И сколько таких враждебных элементов рядом с Милосердовым валили лес. Любовь Михайловна перечисляла солагерников Семёна Семёновича: знаменитый литературовед, непревзойдённый знаток западной литературы Пинский, известный поэт Матвей Штурман, актёр
Тамбовского драмтеатра Владимир Петровский, блаженный верующий Ширяев, историк Владимир Глебов, сын соратника Ленина - Льва Каменева, литовский поэт Казис Янкаускас.
Сколько им, интеллектуалам и интеллигентам, пришлось претерпеть и от лагерной охраны, и от блатных урок, заправлявших внутри бараков, от холода и голода, и всё это без надежды на освобождение, нам до конца не ощутить и не понять. А ведь при всём этом они оставались мыслящими людьми.
Потрясает, что Милосердов и в лагере, и потом в жизни никогда не применял мат, который был ему неприятен на физиологическом уровне. Не ожесточился, не опустился за почти семь лет лагерной судьбы, выпавших на его долю.
О каторжном труде на лесоповале поэт, инвалид с покалеченной ногой, оставил строки: «Как четвертованных обрубки, торчали сучья - ноги, руки, и грохотал - за валом вал - неслыханный лесоповал». Лагерный фотограф и запечатлел однажды Семёна Семёновича во время такой работы.
Через некоторое время, правда, ему выпало послабление. А вышло так потому, что по просьбе солагернеков Милосердов стал составлять прошения о помиловании, некоторые из которых получили положительные решения прокуроров. К тому же Семён умел красиво писать письма. И блатные нанимали его сочинять душещепательные послания своим «марухам». Так благодаря литературному дару, он стал заведовать библиотекой, а позже трудиться учётчиком в одном из лагерных пунктов. Досрочное освобождение пришло в 1956 году. Но полная реабилитация была объявлена Милосердову лишь три года спустя.
История любви
Из 67 прожитых Семёном Милосердовым лет, половина жизни прошла в страданиях и горестях. Но за это судьбой он всё-таки был вознаграждён. Поэт вернулся на Тамбовщину. Оттепель в стране позволила ему устроиться журналистом. 16 лет вплоть до пенсии он работал в газете «Коммунистический труд» (ныне «Притамбовье») и очень гордился членством в Союзе журналистов СССР. А главное, Милосердов испытал большую и ответную любовь, встретив на своём пути замечательную девушку – Любовь Горину:
За все мои окопы,
Сырых траншей озноб,
За весь мой трудный опыт –
Мадонны юной лоб,
Наивное доверье,
Смятение твоё…
Входи: открыты двери
И сердце – вот! – моё.
Любопытно, что, как и поэт, Люба родилась вдалеке от больших поселений, на лесном кордоне Инжавинского района. Мечтательная, начитанная она обожала природу и книги. Ей невероятно повезло учиться в Байловке у замечательного педагога, заслуженного учителя России Валентины Кашириной. Все ученики Валентины Ивановны называли её великим учителем. Она каждого приобщала к великому русскому языку и литературе, к театру, которым руководила в школе.

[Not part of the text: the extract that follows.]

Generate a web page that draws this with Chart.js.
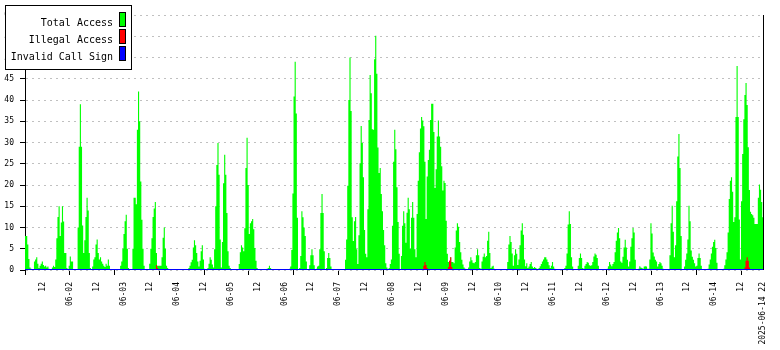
<!DOCTYPE html>
<html>
<head>
<meta charset="utf-8">
<title>Access log</title>
<script src="https://cdn.jsdelivr.net/npm/chart.js@4.4.1/dist/chart.umd.min.js"></script>
<style>
    html, body { margin: 0; padding: 0; background: #fff; }
    #wrap { width: 780px; height: 350px; }
</style>
</head>
<body>
<div id="wrap"><canvas id="accessChart" width="780" height="350"></canvas></div>
<script>
(function () {
    'use strict';

    // Total access, one value per half hour. First bin starts 06-01 04:00.
    const firstBinHour = 4;
    const binHours = 0.5;

    const total0601 = [8, 8, 6, 2.6, 0.6, 0.3, 0, 0, 2, 2.5, 3, 1.5, 0.5, 1, 1.5, 2, 1.2, 0.8, 1, 0.6,
        0.8, 0.3, 0, 0, 0.6, 1, 0.7, 2.5, 7.5, 12.5, 15, 8, 11.2, 15, 11.4, 4, 4, 0.5, 0, 1];
    const total0602 = [3.2, 2, 2, 0, 0, 0, 0, 10, 29, 39, 29, 10.5, 4, 7, 12.5, 17, 14, 4, 0.5, 0,
        0.8, 2.5, 3, 6, 7.2, 4, 2.5, 3, 2, 1.5, 1, 0.7, 1.5, 1, 2.5, 1, 0, 0, 0, 0,
        0, 0, 0, 0, 0, 1, 2, 5];
    const total0603 = [8.5, 11.5, 13, 5, 0.5, 0, 0, 0, 5, 17, 17, 15.5, 33, 42, 35, 20.8, 11.8, 5, 1, 0,
        0, 0, 0, 1.5, 5, 7.5, 12.5, 14.5, 16, 4, 1, 1, 1, 1, 3, 7.6, 10, 5, 1, 0.5,
        0, 0, 0, 0, 0, 0, 0, 0];
    const total0604 = [0, 0, 0, 0, 0, 0, 0, 0, 0, 0, 0.5, 1, 1.8, 2.4, 5.3, 7, 5.8, 4, 2, 0.8,
        2.2, 4.4, 5.8, 2.5, 0.3, 0, 0, 0.5, 1.5, 3, 2.4, 1.3, 0.6, 4.9, 15, 24.7, 29.9, 22.4, 7.2, 0.6,
        6.6, 20.4, 27.1, 22.4, 13.4, 4.4, 1, 0.5];
    const total0605 = [0, 0, 0, 0, 0, 0, 0, 1.4, 4.2, 5.8, 5.3, 4.4, 9.8, 24, 31.1, 20, 8.5, 11, 11.5, 12,
        9.6, 5.2, 2.2, 0.5, 0, 0, 0, 0, 0, 0, 0, 0, 0.3, 0.5, 1, 0.5, 0, 0, 0, 0,
        0, 0, 0, 0, 0, 0, 0, 0];
    const total0606 = [0, 0, 0, 0, 0.3, 0.8, 4.7, 18, 40.8, 49, 36.8, 12.3, 0, 0.5, 3.3, 13.8, 12.4, 10, 8, 2,
        0, 0, 1.1, 3.5, 4.9, 3.5, 1.1, 0, 0.3, 0.8, 1, 4.9, 13.4, 17.9, 13.4, 4.4, 0, 0.5, 2.8, 4,
        2.8, 0.8, 0, 0, 0, 0, 0, 0];
    const total0607 = [0, 0, 0, 0, 0, 0, 2.4, 7.2, 19.8, 40, 50, 37.4, 12.4, 6.8, 11.5, 12.5, 4.9, 1.4, 8.2, 25.1,
        33.9, 29.9, 21.8, 9.4, 3.8, 3, 14.3, 35.3, 45.9, 41.6, 33.1, 33, 49.6, 55.1, 46.2, 28.8, 22.8, 24, 17.9, 13.8,
        9.4, 5.8, 1.6, 0.6, 0, 0.5, 1.4, 2.5];
    const total0608 = [10.4, 25.5, 33, 28.4, 19.5, 11.3, 3.8, 0, 3.3, 10.4, 13.8, 11, 6.4, 13.5, 17, 14.3, 5, 12.3, 16, 12.3,
        4.9, 3, 13.2, 21, 27.7, 33.3, 36, 35.2, 33.8, 25.5, 12, 22, 25.9, 28.3, 35.3, 39.1, 39.1, 32.5, 19.3, 23.7,
        31.4, 35.2, 31.4, 29, 24.4, 18.7, 21, 20.5];
    const total0609 = [11.6, 3.8, 1.9, 2.2, 3, 1.9, 1.9, 1.6, 5.3, 9.3, 11, 10.2, 6.6, 4.2, 2.4, 1.3, 0.6, 0.3, 0, 0,
        0.6, 2, 3, 2.3, 1.7, 1.6, 1.9, 3.5, 4.9, 3.5, 0.5, 0.3, 2, 3.1, 3.9, 3, 3.3, 6.9, 9, 4,
        0.5, 0.8, 1, 0.3, 0, 0, 0, 0];
    const total0610 = [0, 0, 0, 0, 0, 0, 0, 1.9, 6, 8, 6.6, 3.9, 1, 3.5, 4.9, 3.8, 1.2, 2.5, 5.8, 9.3,
        11, 8.3, 2.5, 0.9, 1.6, 0.5, 0.8, 1.4, 1.9, 0.8, 0.5, 0.7, 0.5, 0.3, 0, 0.5, 0.9, 1.4, 2, 2.5,
        3, 3, 2.5, 1.9, 1.1, 0.5, 1, 1.9];
    const total0611 = [0.8, 0.3, 0, 0, 0, 0, 0, 0, 0, 0, 0.5, 1, 3.9, 10.7, 13.8, 10.8, 3, 0.8, 0, 0,
        0, 0, 1, 2.8, 3.9, 2.8, 0.5, 0.3, 1, 1.4, 1.9, 1.7, 1.1, 1, 1.1, 1.9, 3.2, 3.9, 3.6, 2.8,
        1, 0, 0, 0, 0, 0, 0, 0];
    const total0612 = [0.3, 0.9, 1.9, 1.3, 0.9, 1.4, 1.9, 4.2, 6.9, 8.8, 9.9, 7.5, 2, 1.7, 3.1, 5.3, 7.1, 5.3, 2.4, 0.8,
        2, 5.5, 7.5, 9.9, 8.8, 2.4, 0, 0, 0.3, 0.9, 0.6, 0.5, 0.3, 0.8, 0.9, 0.8, 0.3, 0.3, 2.5, 11,
        8.6, 4.1, 3.2, 2.4, 2, 0.8, 1.4, 1.9];
    const total0613 = [1.6, 1, 0.3, 0, 0, 0, 0, 0, 3.5, 11, 15.1, 9, 3, 5.8, 16.2, 26.7, 32, 24, 8, 0,
        0, 0.8, 2.4, 3.9, 7.2, 15.1, 11.5, 4.6, 3.1, 2.4, 1.6, 0.8, 1, 2.8, 3.9, 2.8, 1, 0, 0, 0,
        0, 0, 0.3, 1.3, 2.5, 3.9, 5.5, 6.6];
    const total0614 = [7.1, 5.2, 1.7, 0, 0, 0, 0, 0, 0.3, 1.1, 2.5, 4.2, 8.8, 16.7, 21, 21.8, 18.4, 11.3,
        12.4, 36, 48, 36, 11.9, 2.5, 16.2, 27.3, 35.5, 41.2, 44, 38.8, 28.9, 18.8, 13.7, 13.2, 12.9, 12.3, 10.8, 10.8,
        10.8, 17, 20.1, 18.9, 16, 12.4];

    // Illegal access: only a few short bursts, zero elsewhere
    const illegalHours = [62.5, 63, 63.5, 182, 182.5, 183, 183.5, 184, 193, 193.5, 194, 194.5, 195,
        325.5, 326, 326.5, 327, 327.5, 328];
    const illegalValues = [1.2, 0.5, 0, 1, 1.9, 1.2, 0.5, 0, 0.7, 2.2, 3, 0.7, 0, 0.6, 2.2, 3, 2.2, 0.6, 0];

    // Invalid call sign stays at zero for the whole range
    const invalidHours = [4, 334];
    const invalidValues = [0, 0];

    // X axis: hours since 06-01 00:00
    const labelHours = [12, 24, 36, 48, 60, 72, 84, 96, 108, 120, 132, 144, 156, 168,
        180, 192, 204, 216, 228, 240, 252, 264, 276, 288, 300, 312, 324, 334];
    const labelTexts = ['12', '06-02', '12', '06-03', '12', '06-04', '12', '06-05', '12', '06-06',
        '12', '06-07', '12', '06-08', '12', '06-09', '12', '06-10', '12', '06-11', '12', '06-12',
        '12', '06-13', '12', '06-14', '12', '2025-06-14 22'];
    const tickMarkHours = [4, 24, 44, 64, 84, 104, 124, 144, 164, 184, 204, 224, 244, 264, 284, 304, 324];

    const FONT = 'DejaVu Sans Mono';

    function stepSeries(values, start, width) {
        const pts = values.map((v, i) => ({ x: start + i * width, y: v }));
        pts.push({ x: start + values.length * width, y: values[values.length - 1] });
        return pts;
    }

    function pairSeries(xs, ys) {
        return xs.map((x, i) => ({ x, y: ys[i] }));
    }

    const totalValues = [].concat(total0601, total0602, total0603, total0604, total0605, total0606,
        total0607, total0608, total0609, total0610, total0611, total0612, total0613, total0614);

    const allTicks = Array.from(new Set(labelHours.concat(tickMarkHours))).sort((a, b) => a - b);

    // Legend box in the top-left corner, text right-aligned with a swatch after it
    const boxLegend = {
        id: 'boxLegend',
        afterDraw(chart) {
            const ctx = chart.ctx;
            ctx.save();
            ctx.fillStyle = '#fff';
            ctx.fillRect(5, 5, 126, 64);
            ctx.strokeStyle = '#000';
            ctx.lineWidth = 1;
            ctx.strokeRect(5.5, 5.5, 126, 64);
            ctx.font = '10px "' + FONT + '"';
            ctx.textAlign = 'right';
            ctx.textBaseline = 'alphabetic';
            chart.data.datasets.forEach((ds, i) => {
                const top = 12.5 + i * 17;
                // rrdtool's legend glyphs are a bit taller than DejaVu's
                ctx.save();
                ctx.translate(113, top + 13.3);
                ctx.scale(1, 1.13);
                ctx.fillStyle = '#000';
                ctx.fillText(ds.label, 0, 0);
                ctx.restore();
                ctx.fillStyle = ds.swatch;
                ctx.fillRect(119.5, top, 6, 14);
                ctx.strokeRect(119.5, top, 6, 14);
            });
            ctx.restore();
        }
    };

    // Right edge of the plot frame
    const rightEdge = {
        id: 'rightEdge',
        afterDatasetsDraw(chart) {
            const { ctx, chartArea } = chart;
            const x = Math.round(chartArea.right) + 0.5;
            ctx.save();
            ctx.strokeStyle = '#000';
            ctx.lineWidth = 1;
            ctx.beginPath();
            ctx.moveTo(x, chartArea.top);
            ctx.lineTo(x, chartArea.bottom);
            ctx.stroke();
            ctx.restore();
        }
    };

    new Chart(document.getElementById('accessChart'), {
        type: 'line',
        data: {
            datasets: [{
                label: 'Total Access',
                swatch: '#00ff00',
                data: stepSeries(totalValues, firstBinHour, binHours),
                stepped: true,
                fill: 'origin',
                backgroundColor: '#00ff00',
                borderColor: 'rgba(0,0,0,0)',
                borderWidth: 0,
                pointRadius: 0,
                order: 3
            }, {
                label: 'Illegal Access',
                swatch: '#ff0000',
                data: pairSeries(illegalHours, illegalValues),
                stepped: true,
                fill: 'origin',
                backgroundColor: '#ff0000',
                borderColor: 'rgba(0,0,0,0)',
                borderWidth: 0,
                pointRadius: 0,
                order: 2
            }, {
                label: 'Invalid Call Sign',
                swatch: '#0000ff',
                data: pairSeries(invalidHours, invalidValues),
                fill: false,
                borderColor: '#0000ff',
                borderWidth: 2,
                pointRadius: 0,
                order: 1
            }]
        },
        options: {
            responsive: false,
            animation: false,
            parsing: false,
            normalized: true,
            devicePixelRatio: 1,
            layout: { padding: { top: 15, right: 15, left: 0, bottom: 0 } },
            plugins: {
                legend: { display: false },
                tooltip: { enabled: false }
            },
            scales: {
                x: {
                    type: 'linear',
                    min: 4,
                    max: 334,
                    afterBuildTicks: scale => { scale.ticks = allTicks.map(v => ({ value: v })); },
                    afterFit: scale => { scale.height = 80; },
                    border: { display: false },
                    grid: {
                        drawOnChartArea: false,
                        drawTicks: true,
                        tickLength: 5,
                        tickWidth: 1,
                        tickColor: ctx => tickMarkHours.includes(ctx.tick && ctx.tick.value) ? '#000' : 'rgba(0,0,0,0)'
                    },
                    ticks: {
                        autoSkip: false,
                        minRotation: 90,
                        maxRotation: 90,
                        padding: 7,
                        color: '#000',
                        font: { family: FONT, size: 8 },
                        callback: v => {
                            const i = labelHours.indexOf(v);
                            return i >= 0 ? labelTexts[i] : '';
                        }
                    }
                },
                y: {
                    min: 0,
                    max: 60,
                    afterFit: scale => { scale.width = 25; },
                    border: { display: true, color: '#000', width: 1, dash: [2, 4] },
                    grid: {
                        color: '#c0c0c0',
                        lineWidth: 1,
                        tickLength: 5,
                        tickColor: '#000'
                    },
                    ticks: {
                        stepSize: 5,
                        padding: 6,
                        color: '#000',
                        font: { family: FONT, size: 8 }
                    }
                }
            }
        },
        plugins: [rightEdge, boxLegend]
    });
})();
</script>
</body>
</html>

«Куда она только нас не возила, - вспоминала Любовь Горина. - В том числе и в Тамбов на встречу с литераторами. Тогда впервые я и увидела Милосердова. Но на фоне молодых Кучина и Шевченко, он не произвёл впечатления. Старый, лысый».
Чуть позже Каширина поручила Любе сделать доклад о творчестве поэта по двум его первым книжкам «Зори степные» и «Красное лето». Внимательно вчитавшись, девочка была сражена певучестью его поэзии. Ей были близки любимые поэтом образы берёз, золотых колосьев на полях, наполненных полынной тишиной степей. Она решила написать поэту, поделиться своими размышлениями. И Милосердов ответил школьнице. С этого момента между ними завязалась активная двухлетняя переписка.
Но увиделись они лишь, когда Горина приехала в Тамбов поступать в пединститут. Несмотря на большую разницу в годах, им было вместе интересно. «Как жена, я производная от поклонницы, - шутила Любовь Горина. - Но я не замечала его возраста. Семён Семёнович был талантливым, целеустремлённым человеком. Меня привлекало его многообразие интересов, великолепное знание литературы. К тому же он был человеком с юмором. Между нами возникла духовная связь, а уж потом и всё остальное».
Милосердов же считал, что Люба покорила его сердце сразу же, и он влюбился, как мальчишка: «Так вот она – за всё, за всё награда, /как поздняя, но яркая звезда!» Этому чувству мы обязаны появлению прекрасной любовной лирики Милосердова.
Любовь Горина закончила институт, после которого проработала в библиотеке 25 лет. Вместе с Семёном Милосердовым она шла рядом 20 лет, до последнего его дня, став не только его женой, но и музой, берегиней и издательницей его творческого наследия.